● **Do this**: Retype, exactly as they stand, the lines from the start of the data to the line that contains "days = list(range(120))", both ends included. Leave the pictures out.
━━━━━━━━━━
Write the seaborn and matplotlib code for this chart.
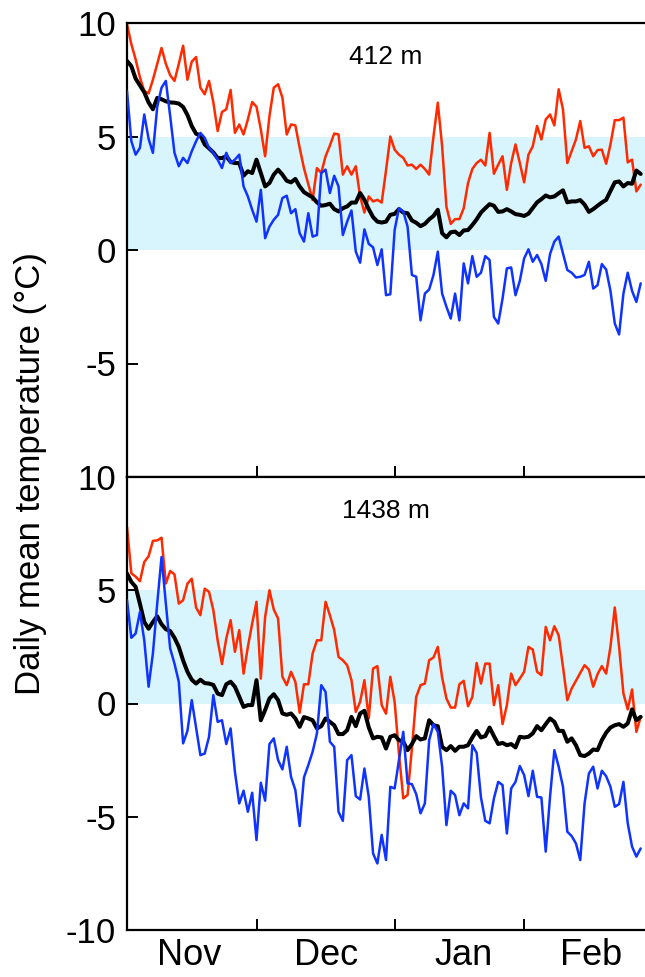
import numpy as np
import pandas as pd
import matplotlib
matplotlib.use("Agg")
import matplotlib.pyplot as plt
import seaborn as sns

# ---------------- data (daily means, 1 Nov .. 28 Feb) ----------------
days = list(range(120))

red_412 = [9.96, 9.07, 8.4, 7.6, 7.0, 6.9, 7.5, 8.2, 8.9, 8.2,
           7.7, 7.45, 8.2, 9.0, 7.5, 8.3, 8.5, 7.15, 6.86, 7.45,
           6.5, 5.24, 6.08, 6.2, 7.05, 5.16, 5.53, 5.09, 5.75, 6.52,
           6.31, 5.31, 4.13, 5.9, 7.15, 7.3, 6.71, 5.09, 5.53, 5.49,
           4.5, 3.6, 2.9, 2.2, 3.61, 3.39, 4.13, 4.6, 5.13, 5.09,
           3.32, 3.69, 3.32, 3.69, 2.36, 1.65, 2.36, 2.14, 2.21, 2.09,
           3.5, 5.0, 4.42, 4.2, 4.06, 3.72, 3.76, 3.57, 3.76, 3.57,
           3.32, 5.0, 6.49, 4.57, 1.9, 1.15, 1.36, 1.36, 1.84, 2.95,
           3.57, 3.83, 3.98, 3.72, 5.16, 3.36, 3.76, 4.13, 2.65, 3.83,
           4.65, 3.83, 2.98, 4.2, 4.57, 5.46, 4.87, 5.75, 5.97, 5.49,
           7.08, 6.19, 3.83, 4.35, 4.87, 5.68, 4.5, 4.57, 4.13, 4.4,
           4.42, 3.8, 4.65, 5.72, 5.72, 5.83, 3.86, 3.98, 2.58, 2.88]

black_412 = [8.33, 8.1, 7.55, 7.25, 6.95, 6.5, 6.2, 6.7, 6.64, 6.55,
             6.5, 6.49, 6.45, 6.3, 5.95, 5.46, 5.12, 5.05, 4.65, 4.48,
             4.3, 4.05, 4.05, 4.13, 3.88, 3.83, 3.83, 3.27, 3.47, 3.39,
             3.98, 3.39, 2.8, 2.95, 3.32, 3.54, 3.32, 3.05, 2.98, 3.13,
             2.8, 2.55, 2.43, 2.32, 2.1, 1.95, 1.98, 2.04, 1.8, 1.7,
             1.84, 1.92, 2.09, 2.09, 2.51, 2.21, 1.8, 1.45, 1.25, 1.21,
             1.25, 1.55, 1.59, 1.8, 1.65, 1.62, 1.3, 1.2, 1.05, 1.15,
             1.35, 1.5, 1.77, 0.74, 0.56, 0.78, 0.81, 0.66, 0.86, 0.88,
             1.1, 1.35, 1.65, 1.84, 2.02, 1.95, 1.68, 1.7, 1.8, 1.7,
             1.58, 1.55, 1.5, 1.6, 1.85, 2.1, 2.24, 2.4, 2.32, 2.36,
             2.5, 2.63, 2.1, 2.14, 2.14, 2.2, 2.0, 1.68, 1.8, 1.95,
             2.09, 2.21, 2.6, 2.98, 3.02, 2.8, 2.95, 2.92, 3.5, 3.35]

blue_412 = [7.0, 4.8, 4.2, 4.5, 5.97, 4.9, 4.28, 6.3, 7.15, 7.45,
            5.9, 4.28, 3.69, 4.06, 3.83, 4.35, 4.79, 5.16, 4.94, 4.5,
            4.28, 3.98, 3.61, 4.28, 3.83, 3.98, 4.2, 2.8, 2.36, 1.77,
            1.25, 2.65, 0.52, 1.03, 1.33, 1.55, 2.29, 2.39, 1.62, 1.8,
            0.74, 0.37, 1.62, 0.59, 0.66, 3.39, 3.54, 2.51, 3.27, 2.8,
            0.66, 1.25, 1.74, -0.07, -0.56, 0.91, 0.27, 0.12, -0.66, 0.03,
            -1.99, -1.95, 0.88, 1.84, 1.7, 1.03, -1.1, -1.18, -3.1, -1.92,
            -1.74, -1.1, -0.07, -1.92, -2.5, -3.02, -1.92, -3.1, -0.59, -1.47,
            -0.27, -1.18, -1.0, -0.27, -0.44, -2.95, -3.24, -2.14, -0.81, -0.77,
            -1.99, -1.36, -0.37, 0.03, -0.52, -0.22, -0.62, -1.36, -0.18, 0.37,
            0.59, -0.15, -0.88, -1.0, -1.21, -1.18, -1.1, -0.52, -1.7, -1.55,
            -0.62, -0.86, -1.8, -3.24, -3.72, -1.92, -1.0, -1.8, -2.29, -1.47]

red_1438 = [7.8, 5.75, 5.6, 5.4, 6.25, 6.5, 7.18, 7.2, 7.32, 5.3,
            5.85, 5.7, 4.41, 4.56, 5.29, 5.51, 4.24, 3.9, 5.07, 4.93,
            4.12, 2.79, 1.74, 2.87, 3.68, 2.28, 3.24, 1.32, 2.5, 3.53,
            4.49, 1.1, 3.82, 5.0, 4.15, 3.75, 1.18, 0.81, 1.4, 0.96,
            -0.41, 0.85, 0.85, 2.21, 2.79, 2.79, 4.49, 3.9, 3.24, 2.06,
            1.91, 1.69, 1.03, -0.37, 0.07, 1.03, -0.66, 1.54, 1.65, -0.07,
            -0.45, 1.18, 0.07, -2.21, -4.19, -4.04, -1.99, 0.29, 0.81, 0.88,
            1.91, 2.03, 2.5, 1.15, 0.22, -0.18, -0.18, 0.85, 1.0, -0.12,
            0.29, 1.79, 0.88, 1.76, 1.76, -0.07, 0.81, -0.91, -0.07, 1.32,
            0.81, 1.1, 1.4, 2.5, 2.38, 1.4, 1.25, 3.38, 2.79, 3.41,
            3.01, 1.62, 0.15, 0.66, 1.0, 1.35, 1.69, 1.5, 0.74, 1.29,
            1.65, 1.32, 2.5, 4.24, 2.5, 0.44, -0.26, 0.62, -1.25, -0.59]

black_1438 = [5.74, 5.37, 5.15, 4.4, 3.6, 3.3, 3.6, 3.85, 3.5, 3.28,
              3.2, 2.9, 2.5, 1.9, 1.4, 1.05, 0.88, 1.05, 0.9, 0.88,
              0.82, 0.44, 0.37, 0.85, 0.96, 0.74, 0.3, -0.15, -0.07, -0.07,
              1.03, -0.74, -0.29, 0.22, 0.41, 0.15, -0.44, -0.5, -0.44, -0.66,
              -1.03, -0.6, -0.66, -0.74, -1.1, -1.0, -0.66, -0.81, -0.96, -1.35,
              -1.35, -1.18, -0.59, -1.0, -0.44, -0.32, -1.05, -1.54, -1.47, -1.5,
              -1.99, -1.47, -1.4, -1.62, -1.69, -2.06, -1.79, -1.44, -1.59, -1.54,
              -0.74, -0.96, -1.0, -1.91, -2.06, -1.88, -2.09, -1.91, -1.91, -1.84,
              -1.5, -1.21, -1.5, -1.44, -1.06, -1.44, -1.79, -1.74, -1.84, -1.79,
              -1.94, -1.47, -1.5, -1.47, -1.32, -1.0, -1.18, -0.91, -0.66, -0.81,
              -1.21, -1.21, -1.69, -1.54, -1.84, -2.28, -2.32, -2.21, -2.03, -2.06,
              -1.62, -1.29, -1.06, -0.96, -0.91, -1.03, -0.88, -0.26, -0.74, -0.59]

blue_1438 = [4.56, 2.9, 3.09, 4.04, 2.79, 0.74, 2.21, 4.41, 6.47, 4.41,
             2.43, 1.76, 0.96, -1.76, -1.21, 0.15, -1.06, -2.28, -2.21, -1.47,
             0.37, -0.81, -0.74, -1.79, -1.1, -3.01, -4.41, -3.85, -4.78, -3.94,
             -6.03, -3.5, -4.29, -1.79, -1.54, -2.5, -2.91, -1.91, -3.24, -3.82,
             -5.41, -3.26, -2.72, -2.13, -1.32, 0.81, 0.51, -1.69, -1.91, -4.78,
             -5.18, -2.5, -2.28, -4.09, -4.24, -2.87, -4.12, -6.62, -7.06, -5.8,
             -6.91, -3.68, -3.75, -2.5, -1.25, -3.53, -3.56, -4.0, -4.85, -4.41,
             -1.62, -0.91, -1.25, -2.79, -5.37, -3.85, -4.04, -4.93, -4.41, -4.63,
             -1.84, -2.18, -4.15, -5.18, -5.29, -4.19, -3.46, -3.6, -5.74, -3.75,
             -3.46, -2.76, -3.16, -4.09, -2.97, -4.12, -4.15, -6.54, -4.12, -2.06,
             -2.79, -3.68, -5.66, -5.85, -6.18, -6.91, -4.41, -3.09, -2.79, -3.75,
             -2.97, -3.21, -3.68, -4.56, -4.44, -3.46, -5.29, -6.32, -6.76, -6.4]

panel_titles = ["412 m", "1438 m"]
month_labels = ["Nov", "Dec", "Jan", "Feb"]
month_label_pos = [14.5, 46.0, 78.0, 107.5]
month_bounds = [30, 62, 92]
band = (0, 5)

# ---------------- styling ----------------
sns.set_theme(style="white")
plt.rcParams["font.family"] = ["Liberation Sans", "DejaVu Sans"]
plt.rcParams["axes.unicode_minus"] = False
plt.rcParams["text.color"] = "black"
plt.rcParams["xtick.color"] = "black"
plt.rcParams["ytick.color"] = "black"
plt.rcParams["axes.labelcolor"] = "black"

RED = "#ff2a00"
BLUE = "#1034ff"
BAND = "#d8f4fc"

fig = plt.figure(figsize=(6.45, 9.77), dpi=100)
L, R = 127 / 645, 1.0
y_top, y_mid, y_bot = 1 - 23 / 977, 1 - 477 / 977, 1 - 930 / 977
ax1 = fig.add_axes([L, y_mid, R - L, y_top - y_mid])
ax2 = fig.add_axes([L, y_bot, R - L, y_mid - y_bot], sharex=ax1)

series = [(red_412, black_412, blue_412), (red_1438, black_1438, blue_1438)]
for ax, (r, k, b), title in zip([ax1, ax2], series, panel_titles):
    df = pd.DataFrame({"day": days, "red": r, "black": k, "blue": b})
    ax.axhspan(band[0], band[1], color=BAND, lw=0, zorder=0)
    sns.lineplot(data=df, x="day", y="red", color=RED, lw=1.8, ax=ax, zorder=2)
    sns.lineplot(data=df, x="day", y="black", color="black", lw=2.9, ax=ax, zorder=3)
    sns.lineplot(data=df, x="day", y="blue", color=BLUE, lw=1.8, ax=ax, zorder=4)
    ax.set_xlim(0, 120)
    ax.set_ylim(-10, 10)
    ax.set_xlabel("")
    ax.set_ylabel("")
    ax.text(0.5, 0.925, title, transform=ax.transAxes, ha="center", va="center",
            fontsize=19, color="black")
    for s in ["left", "top", "bottom"]:
        ax.spines[s].set_visible(True)
        ax.spines[s].set_color("black")
        ax.spines[s].set_linewidth(1.6)
    ax.spines["right"].set_visible(False)
    ax.tick_params(axis="both", which="major", direction="in", length=8,
                   width=1.4, color="black", labelcolor="black", labelsize=25,
                   pad=8, left=True, bottom=True)
    ax.set_xticks(month_bounds)
    ax.set_xticks(month_label_pos, minor=True)
    ax.tick_params(axis="x", which="minor", length=0, labelsize=26, pad=6,
                   labelcolor="black")
    ax.set_facecolor("white")

ax1.set_yticks([10, 5, 0, -5])
ax1.set_yticklabels(["10", "5", "0", "-5"])
ax1.tick_params(axis="x", which="both", labelbottom=False)

ax2.set_yticks([10, 5, 0, -5, -10])
ax2.set_yticklabels(["10", "5", "0", "-5", "-10"])
ax2.set_xticklabels([])
ax2.set_xticklabels(month_labels, minor=True)

fig.text(0.047, 1 - 474 / 977, "Daily mean temperature (\u00b0C)", rotation=90,
         ha="center", va="center", fontsize=25, color="black")

fig.savefig("out.png", dpi=100)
━━━━━━━━━━
● **Right answer**:
Write the seaborn and matplotlib code for this chart.
import numpy as np
import pandas as pd
import matplotlib
matplotlib.use("Agg")
import matplotlib.pyplot as plt
import seaborn as sns

# ---------------- data (daily means, 1 Nov .. 28 Feb) ----------------
days = list(range(120))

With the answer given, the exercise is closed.